Viking attacks made the monks move from Lindisfarne, and they took the Lindisfarne Gospels with other books and St Cuthbert’s coffin with them. The White Church at Durham was put up by the successors of those monks when it is said that St Cuthbert’s coffin stuck and refused to move any further. This church was replaced by the Norman Romanesque building, started in 1093. Amazingly that building took only 40 years to complete. This was because much of the work was done off site. The magnificently decorated huge stone columns had their patterns cut into them away from the church building, and they were assembled in the cathedral, each pattern fitting neatly in to the one above. This is explained here. The best view of the cathedral must surely be from the railway, and it is a wonderful sight as the train slows down into the station to view the cathedral on its high hill opposite.
St Cuthbert’s Shrine itself is very plain and simple now, with a greenish stone slab and at floor level. A description of it as it was indicates that previously it was made of gilded marble. There were four spaces at the base where pilgrims could kneel to venerate the saint. The shrine was covered by a precious cloth (see below for a board painted according to a description of this cloth; this board now hangs over the tomb) and on special days this cloth would have been lifted so the coffin itself could be seen in all its glory.

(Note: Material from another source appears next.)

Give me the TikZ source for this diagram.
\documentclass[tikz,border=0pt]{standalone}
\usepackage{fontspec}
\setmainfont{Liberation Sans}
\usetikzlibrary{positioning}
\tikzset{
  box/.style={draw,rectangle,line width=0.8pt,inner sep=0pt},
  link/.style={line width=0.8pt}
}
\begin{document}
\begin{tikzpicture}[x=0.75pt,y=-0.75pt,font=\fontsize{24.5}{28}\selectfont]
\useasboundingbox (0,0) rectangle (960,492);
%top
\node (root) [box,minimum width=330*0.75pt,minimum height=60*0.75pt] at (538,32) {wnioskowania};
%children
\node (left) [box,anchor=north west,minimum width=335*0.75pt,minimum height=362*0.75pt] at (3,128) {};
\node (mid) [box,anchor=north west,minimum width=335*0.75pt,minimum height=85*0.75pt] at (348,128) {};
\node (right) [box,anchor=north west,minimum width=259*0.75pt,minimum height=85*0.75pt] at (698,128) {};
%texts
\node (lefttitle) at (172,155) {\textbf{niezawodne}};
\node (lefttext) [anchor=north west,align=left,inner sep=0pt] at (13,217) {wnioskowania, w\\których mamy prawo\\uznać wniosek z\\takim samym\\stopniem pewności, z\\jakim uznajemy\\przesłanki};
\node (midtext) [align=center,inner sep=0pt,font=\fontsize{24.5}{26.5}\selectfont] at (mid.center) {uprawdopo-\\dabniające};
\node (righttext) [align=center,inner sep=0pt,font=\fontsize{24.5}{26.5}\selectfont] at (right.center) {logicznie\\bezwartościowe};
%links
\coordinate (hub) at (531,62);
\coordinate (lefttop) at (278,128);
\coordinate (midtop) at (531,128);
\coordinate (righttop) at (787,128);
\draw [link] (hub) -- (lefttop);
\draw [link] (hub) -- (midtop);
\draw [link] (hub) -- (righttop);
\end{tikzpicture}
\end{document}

It was not only his many miracles that mean that St Cuthbert was so revered. The story goes that when his coffin was elevated to the altar and it was opened, St Cuthbert’s hair had grown, there was flesh on his body and his joints were still flexible.

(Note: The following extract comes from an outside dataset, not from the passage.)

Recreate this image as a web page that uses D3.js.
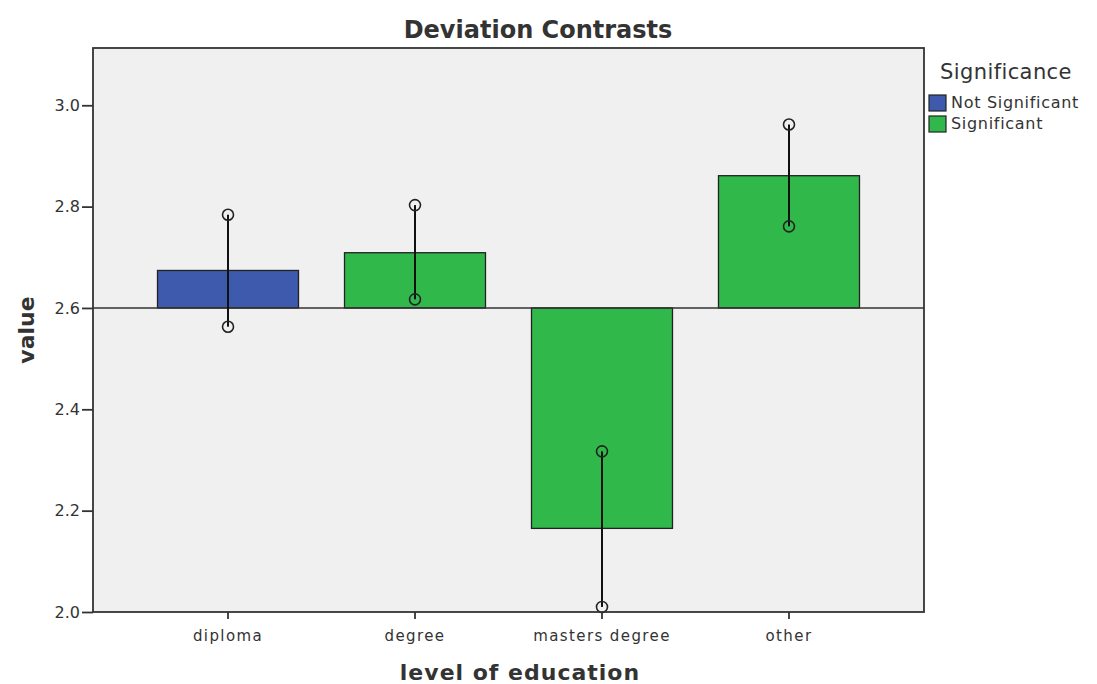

In fact, this continued right up until the Reformation when Henry VIII’s commissioners in around 1539 came to smash faces on tombs and strip the church of its treasure. An eye witness gives this account: Dr Ley, Dr Henley and Mr Blythman brought with them a goldsmith who, when he had taken off the gold and silver and precious stones, climbed up to a chest strongly bound in iron. The goldsmith took a hammer and smashed open the chest. St Cuthbert was ‘lying whole with his face bare and his beard as if it had a fortnight’s growth’. In smashing the shrine the goldsmith said that he had broken one of the saint’s legs. He was told to throw the bones down, but replied that this was impossible because they were still joined.
St Cuthbert is not the only saint here. Bede, often known as the Venerable Bede, is regarded by many as the father of English history. He was born in around 672–3, and lived and worked around Monkwearmouth (now Sunderland) and Jarrow. He entered the monastery at Monkwearmouth when he was seven, and was taught by Benedict Biscop, and later by Ceolfrith, the Abbot of the twin foundation. Bede wrote over 60 books, including a little of his own life contained in a chapter at the end of his Historia Ecclesiastica, (a history of the church in England).
We do still have a book that is said to have been owned by Bede. This is a sixth-century Greek and Latin manuscript of the Acts of the Apostles. It’s called the Codex Laudianus and is now in the Bodleian Library in Oxford. Latin is on the left and Greek on the right. It is written in Uncials, similar to the St Cuthbert Gospel, but these letter-forms are not as fine.
Bede died on Ascension Day in 735 and was buried at Jarrow. It is likely that Bede’s remains were transferred to Durham in the eleventh century. His tomb was looted in 1541, but it is thought that the contents were probably interred in the Galilee chapel at Durham where his tomb now stands.